(Data lines):
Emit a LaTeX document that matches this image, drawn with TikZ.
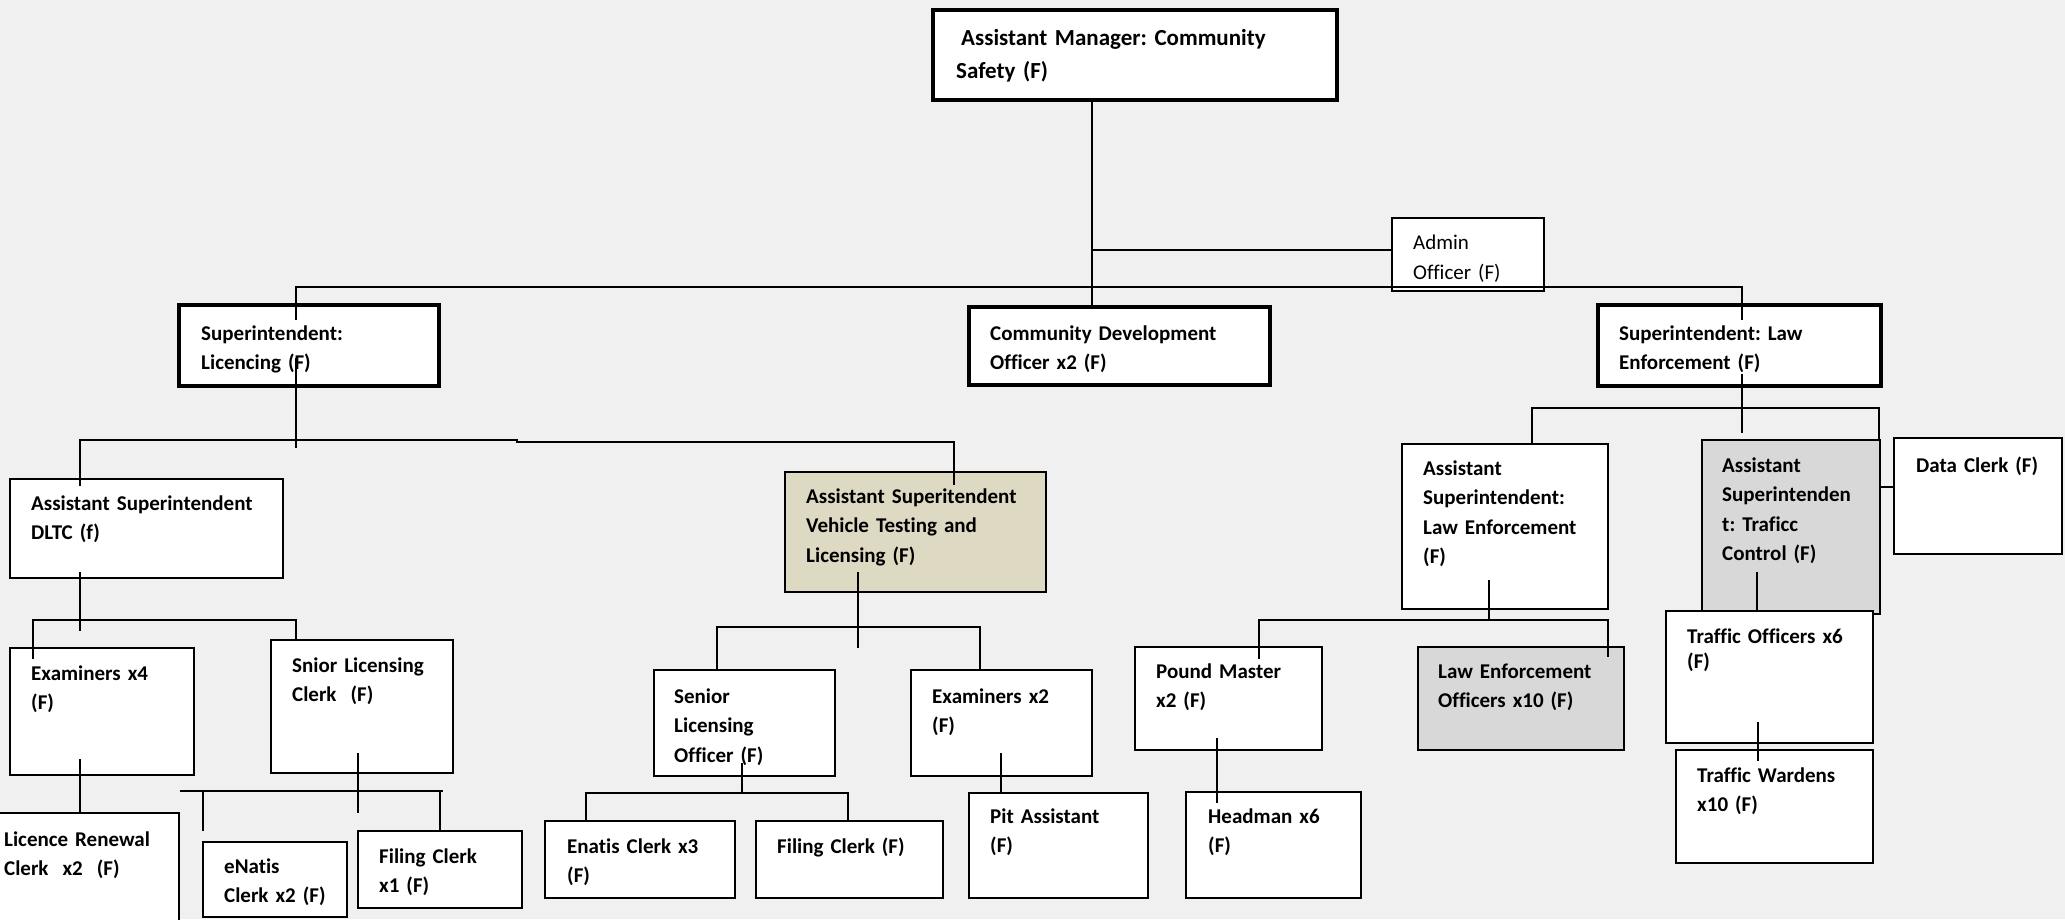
\documentclass[tikz,border=0pt]{standalone}
\usepackage{fontspec}
\setmainfont{Carlito}[Ligatures=NoCommon]
\frenchspacing
\definecolor{chartBg}{HTML}{F0F0F0}
\definecolor{chartTan}{HTML}{DDD9C3}
\definecolor{chartGrey}{HTML}{D8D8D8}

\begin{document}
\begin{tikzpicture}[x=1pt, y=-1pt,
  post/.style={draw=black, fill=white, line width=2.7pt, anchor=north west, inner sep=0pt, outer sep=0pt},
  headpost/.style={post, line width=4.5pt},
  lbl/.style={anchor=base west, inner sep=0pt, text width=320pt, align=left, font=\bfseries\fontsize{21}{29.5}\selectfont},
  link/.style={line width=2pt}]
  \useasboundingbox (0,0) rectangle (2065,919);
  \clip (0,0) rectangle (2065,919);
  \fill[chartBg] (0,0) rectangle (2065,919);

  \node[headpost, minimum width=404, minimum height=90] (mgr) at (933,10) {};
  \node[lbl, text width=420pt, font=\bfseries\fontsize{23}{33}\selectfont] (mgr-t) at (956,45) {\hspace*{5pt}Assistant Manager: Community\\Safety (F)};
  \node[post, minimum width=152, minimum height=73] (admin) at (1392,218) {};
  \node[lbl, font=\fontsize{21}{30}\selectfont] (admin-t) at (1413,249) {Admin\\Officer (F)};

  \node[headpost, minimum width=260, minimum height=81] (lic) at (179,305) {};
  \node[lbl] (lic-t) at (201,340) {Superintendent:\\Licencing (F)};
  \node[headpost, minimum width=301, minimum height=78] (cdev) at (969,307) {};
  \node[lbl] (cdev-t) at (990,340) {Community Development\\Officer x2 (F)};
  \node[headpost, minimum width=283, minimum height=81] (lawenf) at (1598,305) {};
  \node[lbl] (lawenf-t) at (1619,340) {Superintendent: Law\\Enforcement (F)};

  \node[post, minimum width=273, minimum height=99] (dltc) at (10,479) {};
  \node[lbl] (dltc-t) at (31,510) {Assistant Superintendent\\DLTC (f)};
  \node[post, fill=chartTan, minimum width=261, minimum height=120] (vtl) at (785,472) {};
  \node[lbl] (vtl-t) at (806,503) {Assistant Superitendent\\Vehicle Testing and\\Licensing (F)};
  \node[post, minimum width=206, minimum height=165] (asle) at (1402,444) {};
  \node[lbl] (asle-t) at (1423,475) {Assistant\\Superintendent:\\Law Enforcement\\(F)};
  \node[post, fill=chartGrey, minimum width=178, minimum height=174] (atc) at (1702,440) {};
  \node[lbl] (atc-t) at (1722,472) {Assistant\\Superintenden\\t: Traficc\\Control (F)};
  \node[post, minimum width=168, minimum height=116] (dclerk) at (1894,438) {};
  \node[lbl] (dclerk-t) at (1916,472) {Data Clerk (F)};

  \node[post, minimum width=184, minimum height=127] (exam4) at (10,648) {};
  \node[lbl] (exam4-t) at (31,680) {Examiners x4\\(F)};
  \node[post, minimum width=182, minimum height=133] (snior) at (271,640) {};
  \node[lbl] (snior-t) at (292,672) {Snior Licensing\\Clerk\ \ (F)};
  \node[post, minimum width=181, minimum height=106] (slo) at (654,670) {};
  \node[lbl] (slo-t) at (674,703) {Senior\\Licensing\\Officer (F)};
  \node[post, minimum width=181, minimum height=106] (exam2) at (911,670) {};
  \node[lbl] (exam2-t) at (932,703) {Examiners x2\\(F)};
  \node[post, minimum width=187, minimum height=103] (pound) at (1135,647) {};
  \node[lbl] (pound-t) at (1156,678) {Pound Master\\x2 (F)};
  \node[post, fill=chartGrey, minimum width=206, minimum height=103] (leo) at (1418,647) {};
  \node[lbl] (leo-t) at (1438,678) {Law Enforcement\\Officers x10 (F)};
  \node[post, minimum width=207, minimum height=132] (tro) at (1666,611) {};
  \node[lbl] (tro-t) at (1687,643) {Traffic Officers x6\\[-4pt](F)};
  \node[post, minimum width=197, minimum height=113] (trw) at (1676,750) {};
  \node[lbl] (trw-t) at (1697,782) {Traffic Wardens\\x10 (F)};

  \node[post, minimum width=181, minimum height=112] (lrc) at (-2,813) {};
  \node[lbl] (lrc-t) at (4,846) {Licence Renewal\\Clerk\ \ x2\ \ (F)};
  \node[post, minimum width=144, minimum height=75] (enatis) at (203,842) {};
  \node[lbl] (enatis-t) at (224,873) {eNatis\\Clerk x2 (F)};
  \node[post, minimum width=164, minimum height=77] (filing1) at (358,831) {};
  \node[lbl] (filing1-t) at (379,863) {Filing Clerk\\x1 (F)};
  \node[post, minimum width=190, minimum height=77] (enatis3) at (545,821) {};
  \node[lbl] (enatis3-t) at (567,853) {Enatis Clerk x3\\(F)};
  \node[post, minimum width=187, minimum height=77] (filing) at (756,821) {};
  \node[lbl] (filing-t) at (777,853) {Filing Clerk (F)};
  \node[post, minimum width=179, minimum height=105] (pit) at (969,793) {};
  \node[lbl] (pit-t) at (990,823) {Pit Assistant\\(F)};
  \node[post, minimum width=175, minimum height=106] (headman) at (1186,792) {};
  \node[lbl] (headman-t) at (1208,823) {Headman x6\\(F)};

  \coordinate (mgrTap) at (1092,250);
  \draw[link] (mgr.south -| mgrTap) -- (mgrTap |- cdev.north);
  \draw[link] (mgrTap) -- (mgrTap -| admin.west);
  \coordinate (supL) at (296,287);
  \coordinate (supR) at (1742,287);
  \draw[link] (supL) ++(0,33) -- (supL) -- (supR) -- ++(0,33);

  \coordinate (licTap) at (296,358);
  \coordinate (licBusL) at (80,440);
  \coordinate (licStep) at (517,441);
  \coordinate (licBusR) at (954,442);
  \draw[link] (licTap) -- ++(0,90);
  \draw[link] (licBusL) ++(0,46) -- (licBusL) -- (licStep |- licBusL) -- (licStep |- licBusR) -- (licBusR) -- ++(0,43);

  \coordinate (dltcTap) at (80,572);
  \coordinate (dltcBusL) at (33,620);
  \coordinate (dltcBusR) at (296,620);
  \draw[link] (dltcTap) -- ++(0,59);
  \draw[link] (dltcBusL) ++(0,39) -- (dltcBusL) -- (dltcBusR) -- (dltcBusR |- snior.north);
  \coordinate (ex4Tap) at (80,759);
  \draw[link] (ex4Tap) -- (ex4Tap |- lrc.north);

  \coordinate (sniorTap) at (358,753);
  \coordinate (sniorBusL) at (180,791);
  \coordinate (sniorBusR) at (443,791);
  \coordinate (enatisTap) at (203,791);
  \draw[link] (sniorTap) -- ++(0,60);
  \draw[link] (sniorBusL) -- (sniorBusR);
  \draw[link] (enatisTap) -- ++(0,40);
  \draw[link] (filing1.north |- sniorBusL) -- (filing1.north);

  \coordinate (vtlTap) at (858,572);
  \coordinate (vtlBusL) at (717,627);
  \coordinate (vtlBusR) at (980,627);
  \draw[link] (vtlTap) -- ++(0,76);
  \draw[link] (vtlBusL |- slo.north) -- (vtlBusL) -- (vtlBusR) -- (vtlBusR |- exam2.north);
  \coordinate (sloTap) at (742,763);
  \coordinate (sloBusL) at (586,793);
  \coordinate (sloBusR) at (848,793);
  \draw[link] (sloTap) -- (sloTap |- sloBusL);
  \draw[link] (sloBusL |- enatis3.north) -- (sloBusL) -- (sloBusR) -- (sloBusR |- filing.north);
  \coordinate (ex2Tap) at (1001,753);
  \draw[link] (ex2Tap) -- (ex2Tap |- pit.north);

  \coordinate (lawTap) at (1742,374);
  \coordinate (lawBusL) at (1532,408);
  \coordinate (lawBusR) at (1879,408);
  \draw[link] (lawTap) -- ++(0,59);
  \draw[link] (lawBusL |- asle.north) -- (lawBusL) -- (lawBusR) -- (lawBusR |- atc.north);
  \coordinate (dclerkTap) at (1880,487);
  \draw[link] (dclerkTap) -- (dclerkTap -| dclerk.west);

  \coordinate (asleTap) at (1489,580);
  \coordinate (asleBusL) at (1259,620);
  \coordinate (asleBusR) at (1608,620);
  \draw[link] (asleTap) -- (asleTap |- asleBusL);
  \draw[link] (asleBusL) ++(0,39) -- (asleBusL) -- (asleBusR) -- ++(0,37);
  \coordinate (poundTap) at (1217,738);
  \draw[link] (poundTap) -- ++(0,65);

  \coordinate (atcTap) at (1757,572);
  \draw[link] (atcTap) -- (atcTap |- tro.north);
  \coordinate (troTap) at (1758,722);
  \draw[link] (troTap) -- ++(0,39);
\end{tikzpicture}
\end{document}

(Exercise goal):
The lines from the start of the data through the line that contains "(admin-t) at (1413,249)" are to be returned exactly, please, with both ends included and every picture left out.

(Solution to this exercise):
Emit a LaTeX document that matches this image, drawn with TikZ.
\documentclass[tikz,border=0pt]{standalone}
\usepackage{fontspec}
\setmainfont{Carlito}[Ligatures=NoCommon]
\frenchspacing
\definecolor{chartBg}{HTML}{F0F0F0}
\definecolor{chartTan}{HTML}{DDD9C3}
\definecolor{chartGrey}{HTML}{D8D8D8}

\begin{document}
\begin{tikzpicture}[x=1pt, y=-1pt,
  post/.style={draw=black, fill=white, line width=2.7pt, anchor=north west, inner sep=0pt, outer sep=0pt},
  headpost/.style={post, line width=4.5pt},
  lbl/.style={anchor=base west, inner sep=0pt, text width=320pt, align=left, font=\bfseries\fontsize{21}{29.5}\selectfont},
  link/.style={line width=2pt}]
  \useasboundingbox (0,0) rectangle (2065,919);
  \clip (0,0) rectangle (2065,919);
  \fill[chartBg] (0,0) rectangle (2065,919);

  \node[headpost, minimum width=404, minimum height=90] (mgr) at (933,10) {};
  \node[lbl, text width=420pt, font=\bfseries\fontsize{23}{33}\selectfont] (mgr-t) at (956,45) {\hspace*{5pt}Assistant Manager: Community\\Safety (F)};
  \node[post, minimum width=152, minimum height=73] (admin) at (1392,218) {};
  \node[lbl, font=\fontsize{21}{30}\selectfont] (admin-t) at (1413,249) {Admin\\Officer (F)};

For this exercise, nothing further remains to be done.